今年も栂池ロープウェイの春季運行が始まった。ロープウェイを利用することにより、誰もが簡単に栂池自然園へ行くことができる。
この時期の栂池自然園は積雪が4〜5mあり、大雪原が広がっている。当然ながらあるのは雪だけで花も何もないが、その景色は日本とは思えないほど雄大であり、静寂が支配する白銀の世界である。
だが近年のスノーシューブームとバックカントリースキー人気、さらに栂池ロープウェイの春季運行により容易に入山できることから、栂池自然園・天狗原周辺に入り込む人がわずか数年で激増した。
人が増えると困った問題が出てくる。ゴミ、し尿、そして所構わず滑るスキーヤー、スノーボーダーの人達。今これらが深刻な問題になっている。
栂池自然園から天狗原・白馬乗鞍岳にかけては、雷鳥の生息が確認されている。雷鳥は現在国内に推定2600羽しか生息していない。数だけ聞けば多いようにも思うが、生息できる場所が高山帯に限られていること、遺伝的多様性が極めて低いということなどから絶滅の危険性があり、このままいけばトキと同じ運命をたどる可能性が大きい。
その雷鳥の生息するエリア(テリトリー)に無数のシュプールの跡がある。つまり雷鳥のすぐ横をスキーヤー、スノーボーダーが滑っているのだ。雷鳥以外にも栂池自然園周辺には非常に貴重な野生動物が生息しているらしく、多くの人が入山することにより、生態系の崩壊が現実におこり始めている。このことについて、環境省は非常に問題視しており、今後の状況次第では全面的に立入禁止になる可能性も出てきたのである。

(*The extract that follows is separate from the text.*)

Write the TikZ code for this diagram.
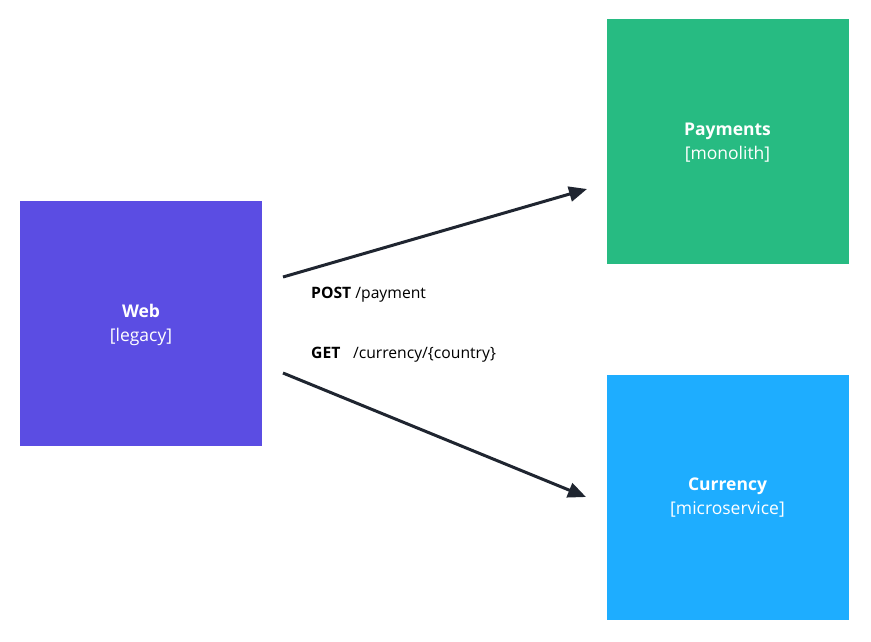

現在の取り組みとして、昨年までほとんど無法地帯であった栂池自然園・天狗原・白馬乗鞍岳周辺を、今年から立入禁止区域を設けることになり、栂池ロープウェイに乗車される人、及びへリスキーの参加者全員に、自然保護並びに立入禁止区域についての説明を実施することになった。また立入禁止区域の一部にロープで規制を設けたり、山案内人組合や捜対メンバーが監視にあたることになるようである。
貴重な自然を保護しながら、なおかつ自然の一部を使わせてもらって楽しむ。人間と自然とがうまく調和できるように、私自身そのことを念頭に置いて行動したいですし、皆さんもそうであってほしいと願います。